Knight argues that the "difficult" aspects of raising teenagers are really just parental failures to realize that their children are becoming adults with opinions and passions of their own, and that challenging their parents control and desperately trying to assert their own independence is simply a part of the process of growing up: "most teenagers aren't difficult at all," she writes, "they are pains, which is a different thing. They're just trying stuff out, experimenting, kicking against boundaries in a way that may be exasperating but is hardly much more."
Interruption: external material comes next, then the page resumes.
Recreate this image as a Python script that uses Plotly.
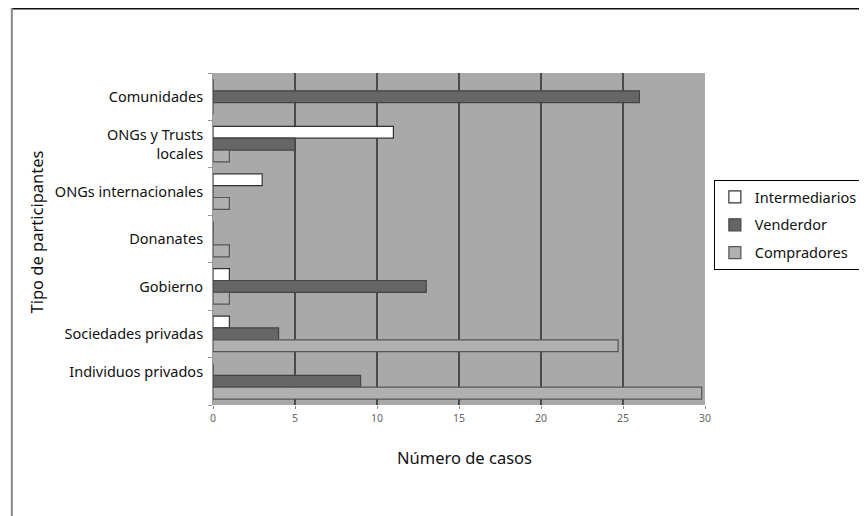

I've said this before, but it bears repeating: teenagers are a very easy demographic to make fun of. It's easy to mock that age when you're removed from it, because all you see is what you perceive to be the "ridiculousness" of it. It is, perhaps, harder to remember how it feels to really be that age: to be in that weird place between childhood and adulthood, while your body changes and your priorities shift and you can't quite understand why you feel the way you feel.
Maybe it's hard to remember because most of us would rather not remember: it is easy to portray that time as dumb and over-dramatic (I do it all the time) than to stop and recall how hard and scary and frustrating and sometimes really, really depressing it was. And in that way, I think, we find ourselves dismissing the opinions and loves and mood swings of teenage girls as products of the age, as opposed to real and true emotions that should be respected or at least shown a modicum of understanding. Or, as Knight writes: "It has nothing to do with being 'difficult' and everything to do with the reasonable desire to have our views or opinions respected by those closest to us."
Maybe instead of brushing 14-year-old girls off as "difficult," we should consider that the things they're going through are difficult, and that like us, they'll eventually come out on the other side as fully-formed adults, with all of the experiences of their formative years locked in their pockets, shaping parts of who they are. Yes, there are certainly times when parents know best and have to lay down the law. But for the most part, perhaps it's time we stop instantly equating the teenage years with "phases" that will pass. Maybe instead of laughing at them, or stereotyping them, or telling them to quiet down, we should stop being difficult ourselves, and shut up, and listen.